» Set exercise
Don't include pictures. Quote the lines below from the first through the line that contains "import seaborn as sns".

# Start of Supplied material

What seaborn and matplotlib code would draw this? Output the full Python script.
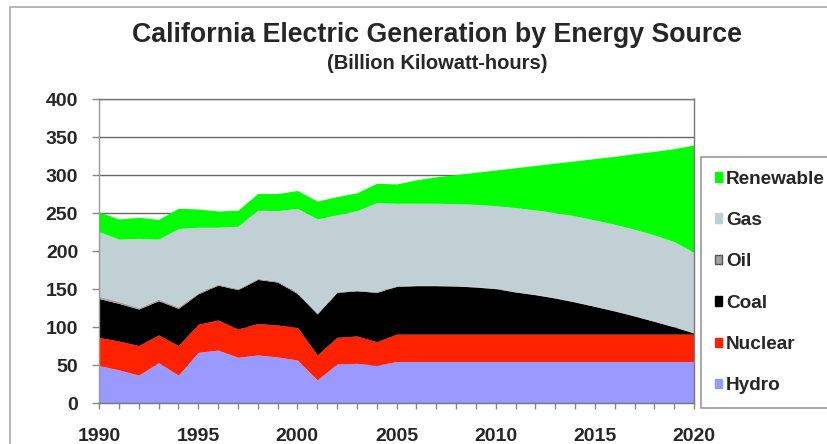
import numpy as np
import pandas as pd
import matplotlib
matplotlib.use("Agg")
import matplotlib.pyplot as plt
from matplotlib.patches import Patch, Rectangle
import seaborn as sns

# データ (Billion kWh)
years = list(range(1990, 2021))
hydro = [49.6, 44, 37, 53.5, 37, 67, 70, 60.5, 63.6, 61, 57, 30.7, 51.8, 52.6, 50, 55,
         55, 55, 55, 55, 55, 55, 55, 55, 55, 55, 55, 55, 55, 55, 55]
nuclear = [37, 38, 39, 36.5, 39, 37, 39.6, 37.3, 41.4, 42, 43, 33, 35, 36, 31, 36,
           36, 36, 36, 36, 36, 36, 36, 36, 36, 36, 36, 36, 36, 36, 36]
coal = [51.2, 49.5, 48, 45, 49, 40.1, 45.9, 51.7, 58, 56.5, 44.5, 53.9, 59.2, 59.4, 65, 62.8,
        63.8, 63.8, 63.3, 62, 59.8, 55.5, 51.9, 47.5, 42.3, 36.5, 30.5, 23.9, 16.8, 9.5, 1.5]
oil = [3, 2.5, 2, 2, 2, 1.5, 1.5, 1.5, 1.5, 1.5, 1.5, 1.5, 1, 1, 1, 1,
       0.5, 0.5, 0.5, 0.5, 0.5, 0.5, 0.5, 0.5, 0.5, 0.5, 0.5, 0.5, 0.5, 0.5, 0.5]
gas = [85, 82, 91, 79, 103, 86, 74.6, 82, 89.5, 92.5, 110.6, 123.5, 101, 104.5, 117, 108.4,
       107.9, 107.9, 107.9, 108.3, 108.7, 110.5, 111, 111.9, 112.7, 113.2, 113.5, 113.6, 113.2, 111.7, 105.7]
renewable = [26, 26.5, 27.7, 26, 26.6, 24.1, 21.4, 21, 22, 22.5, 23.4, 23.5, 24, 23.5, 25.5, 25.4,
             30.8, 34.8, 38.3, 42.2, 47, 52.5, 58.6, 65.1, 72.5, 80.8, 89.5, 99.5, 110, 122.3, 141.3]

labels = ["Hydro", "Nuclear", "Coal", "Oil", "Gas", "Renewable"]
colors = ["#9999FF", "#FF2200", "#000000", "#A0A0A0", "#C0D0D4", "#00FF00"]

df = pd.DataFrame({"Hydro": hydro, "Nuclear": nuclear, "Coal": coal,
                   "Oil": oil, "Gas": gas, "Renewable": renewable}, index=years)

sns.set_theme(style="white")
plt.rcParams['font.family'] = ['Liberation Sans', 'DejaVu Sans']
plt.rcParams['font.weight'] = 'bold'

fig = plt.figure(figsize=(8.27, 4.44), dpi=100)
fig.patch.set_facecolor('white')
ax = fig.add_axes([99/827, 40.7/444, 595/827, 304/444])

# 積み上げ面グラフ
ax.stackplot(df.index, [df[c] for c in labels], colors=colors, linewidth=0, zorder=2)

ax.set_xlim(1990, 2020)
ax.set_ylim(0, 400)
ax.set_yticks(np.arange(0, 401, 50))
ax.set_xticks(np.arange(1990, 2021, 5))
ax.set_xticks(np.arange(1990, 2021, 1), minor=True)
ax.yaxis.grid(True, color='#666666', linewidth=1.0, zorder=0)
ax.set_axisbelow(True)
for s in ax.spines.values():
    s.set_color('#777777')
    s.set_linewidth(1.0)
ax.spines['left'].set_color('#999999')
ax.tick_params(axis='y', which='major', direction='out', length=5, width=1, color='#888888',
               labelsize=14, pad=10, left=True)
ax.tick_params(axis='x', which='both', direction='out', length=4, width=1, color='#888888',
               labelsize=14, pad=14, bottom=True)
for lab in ax.get_xticklabels() + ax.get_yticklabels():
    lab.set_fontweight('bold')

# タイトル
fig.text(437/827, 1 - 41.5/444, "California Electric Generation by Energy Source",
         ha='center', va='baseline', fontsize=19.3, fontweight='bold')
fig.text(437/827, 1 - 69.3/444, "(Billion Kilowatt-hours)",
         ha='center', va='baseline', fontsize=14.5, fontweight='bold')

# 凡例 (上から Renewable)
handles = []
for lab, col in zip(labels[::-1], colors[::-1]):
    ec = '#555555' if lab == 'Oil' else col
    handles.append(Patch(facecolor=col, edgecolor=ec, linewidth=1, label=lab))
leg = fig.legend(handles=handles, loc='upper left', bbox_to_anchor=(701/827, 1 - 157/444),
                 fontsize=13.7, frameon=True, fancybox=False, framealpha=1,
                 edgecolor='#999999', handlelength=0.4, handleheight=0.4,
                 handletextpad=0.2, labelspacing=1.28, borderpad=0.72, borderaxespad=0)
leg.get_frame().set_linewidth(1.2)
for t in leg.get_texts():
    t.set_fontweight('bold')

# 外枠
fig.add_artist(Rectangle((10/827, -0.5), 2, 0.5 + 1 - 7/444, transform=fig.transFigure,
                         fill=False, edgecolor='#AAAAAA', linewidth=1.2))

fig.savefig("out.png", dpi=100)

# End of Supplied material

» Exercise answer
What seaborn and matplotlib code would draw this? Output the full Python script.
import numpy as np
import pandas as pd
import matplotlib
matplotlib.use("Agg")
import matplotlib.pyplot as plt
from matplotlib.patches import Patch, Rectangle
import seaborn as sns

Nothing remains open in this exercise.